When just a kid, spoiled snot still smashing his expensive Christmas toys because they weren’t good enough, watching black and white television, no color around our mansion, variety shows like Ed Sullivan had the spinning dishes act. This improviso’s shtick had six spinning dinner plates each at the end of a pointed stick and his act was to keep them all spinning at the same time. Regardless of the guy’s wild gyratic efforts eventually the dishes started to fall smashing everywhere with loud crashes ending the one minute skit. For many years Canadian governments and politics has been a bunch of spinning dishes with the first and loudest to crash being those far off Canadian Mountie Dudley Doright western provinces. They have the rich riches in energy, precious metals, strategic materials and food grain (fat pigs for great bacon) yet it is they that had been footing the bills paying for the high tea (not Tea Party) formal dress garden party lawn bowling games in Ottawa, Toronto, and Montreal. After prosperous years of self sufficiency the previous liberal governments from 1950, on until now, threw their universal health (s)care scheme at the people saying “Look what we’ve done for you – so unify!” while Canada, as a nation, deteriorated.
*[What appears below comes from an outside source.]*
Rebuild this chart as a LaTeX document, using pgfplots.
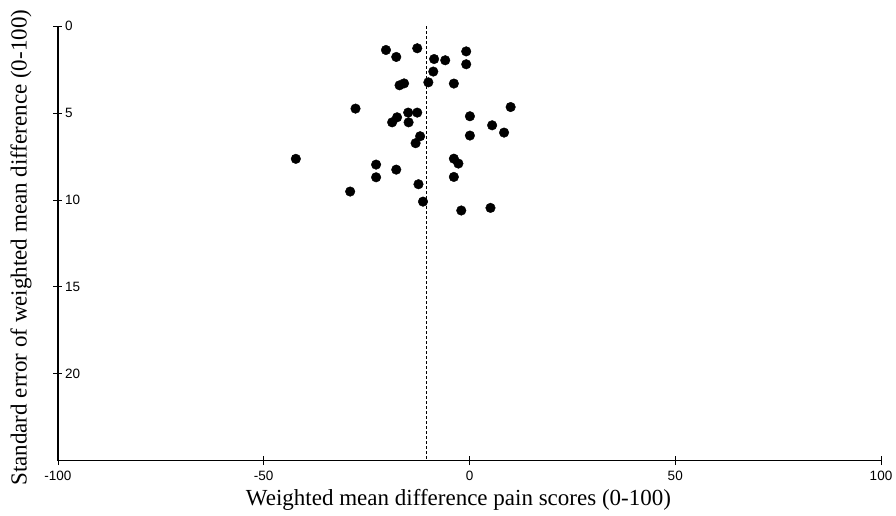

Canada became the dowager step-sister to the beautiful, “California Dreaming’ USA Cinderella. We would say, “Canada has nice fishing lodges but those people talk through their nose.” They are just like us except for that snooty health care thing which none of them seems to fully understand; “you mean Fido gets a MRI before Fred because Fred has to pay cash for Fido even though Fred is very – very – very sick?”
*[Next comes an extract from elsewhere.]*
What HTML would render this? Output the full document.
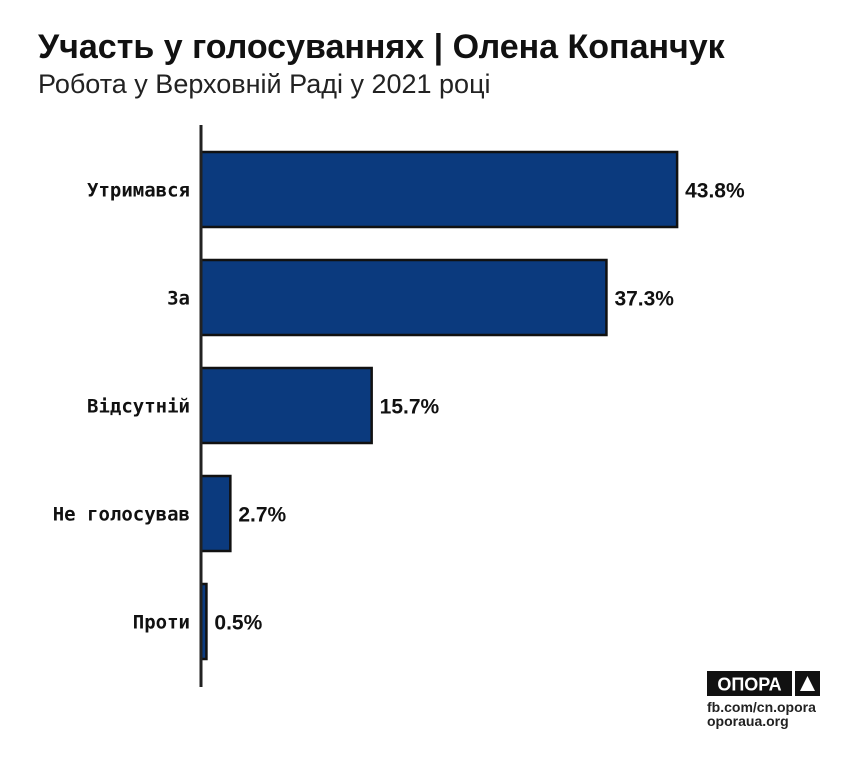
<!DOCTYPE html>
<html><head><meta charset="utf-8"><style>
body{margin:0;background:#fff;width:850px;height:752px;overflow:hidden;font-family:"Liberation Sans","DejaVu Sans",sans-serif}
</style></head><body>
<svg width="850" height="752" xmlns="http://www.w3.org/2000/svg">
<text x="38" y="58" font-size="34" font-weight="bold" fill="#111">Участь у голосуваннях | Олена Копанчук</text>
<text x="38" y="93" font-size="27" fill="#222">Робота у Верховній Раді у 2021 році</text>
<g id="bars"></g>
<line x1="201" y1="125" x2="201" y2="687" stroke="#222" stroke-width="3"/>
<g>
<rect x="707" y="671" width="85" height="25" fill="#111"/>
<text x="749.5" y="690.5" font-size="18" font-weight="bold" fill="#fff" text-anchor="middle">ОПОРА</text>
<rect x="795" y="671" width="25" height="25" fill="#111"/>
<polygon points="807.5,676 815,691 800,691" fill="#fff"/>
<text x="707" y="712" font-size="14" font-weight="bold" fill="#222">fb.com/cn.opora</text>
<text x="707" y="726" font-size="14" font-weight="bold" fill="#222">oporaua.org</text>
</g>
</svg>
<script>
const categories=["Утримався","За","Відсутній","Не голосував","Проти"];
const values=[43.8,37.3,15.7,2.7,0.5];
const valueLabels=["43.8%","37.3%","15.7%","2.7%","0.5%"];
const x0=201,pxPer=10.87,yTop=152,step=108,bh=75;
const xScale=v=>x0+v*pxPer;
const yScale=i=>yTop+i*step;
const g=document.getElementById('bars');
const NS="http://www.w3.org/2000/svg";
categories.forEach((c,i)=>{
 const y=yScale(i),x1=xScale(values[i]);
 const r=document.createElementNS(NS,'rect');
 r.setAttribute('x',x0);r.setAttribute('y',y);r.setAttribute('width',x1-x0);r.setAttribute('height',bh);
 r.setAttribute('fill','#0b3a7e');r.setAttribute('stroke','#111');r.setAttribute('stroke-width','2.5');
 
 
 g.appendChild(r);
 const t=document.createElementNS(NS,'text');
 t.setAttribute('x',190);t.setAttribute('y',y+bh/2+7);t.setAttribute('text-anchor','end');
 t.setAttribute('font-size','19');t.setAttribute('font-weight','bold');t.setAttribute('fill','#111');
 t.setAttribute('font-family','"DejaVu Sans Mono","Liberation Mono",monospace');
 t.textContent=c;
 
 
 g.appendChild(t);
 const v=document.createElementNS(NS,'text');
 v.setAttribute('x',x1+8);v.setAttribute('y',y+bh/2+8);
 v.setAttribute('font-size','21');v.setAttribute('font-weight','bold');v.setAttribute('fill','#111');
 v.textContent=valueLabels[i];
 
 
 g.appendChild(v);
});
</script>
</body></html>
There is no such thing as Flap Jack or Tinkerbelle Economics, all economic theories and applications take time. In currency trading terms the Canadian Dollar now exceeds par with the US Dollar. The US Dollar, once the pillar of prudence, is over burdened with unsubstantiated debt has thus devalued becoming scrip. Canada once was a real bargain offering C$150.00 in goods and services for a hundred bucks; except, for gold, where there was a mysterious premium trying to purchase a plug of Yukon sunshine from prospectors who refused to give it up for flat cash. Sans fancy university sheepskins those are the ones that charted the future and they are the ones who stand with the new Conservative government in Parliament today. At the beach do you want some leftist-liberal-progressive-brat rich lifeguard concerned more with the depth of his golden-glo suntan or do you want a guy who can swim? What has happened in Canada is they have moved away from the head cases and chosen ability. Fifty years of government entrenchment means generations, families on families, of families ensconced within the bureaucracy each with a vital job function which only he or she can do. These people are prepared for the inevitable shielded by their own unavoidable self importance and will only leave their power base kicking and screaming revenge on all those “retards” who want freedom from high taxes and government imposed privileges.
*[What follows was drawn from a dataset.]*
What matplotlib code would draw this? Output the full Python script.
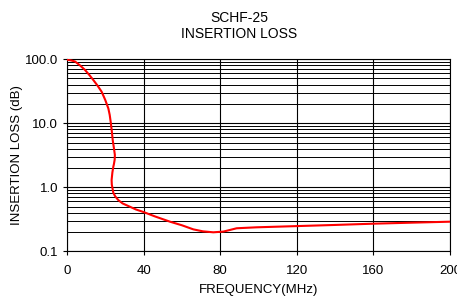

Strategic materials, if you want tungsten or titanium, nickel or zinc with an added need for aluminum oxide boron just fly to Winnipeg and ask a few questions over coffee, eggs Canadian bacon at the nearest diner. The fella in the next booth probably can supply plenty at reasonable costs including logistics; otherwise, wtf are we wasting precious American (and Canadian) lives and billions in money, we don’t have, ten time zones east in Afghanistan? We are so very-very lucky; Canada is not a prostitute, she is our beautiful wife turning off the lights so come home now and snuggle up. Demagogues propagandize why we fear while Canada tells us “Fear Not!”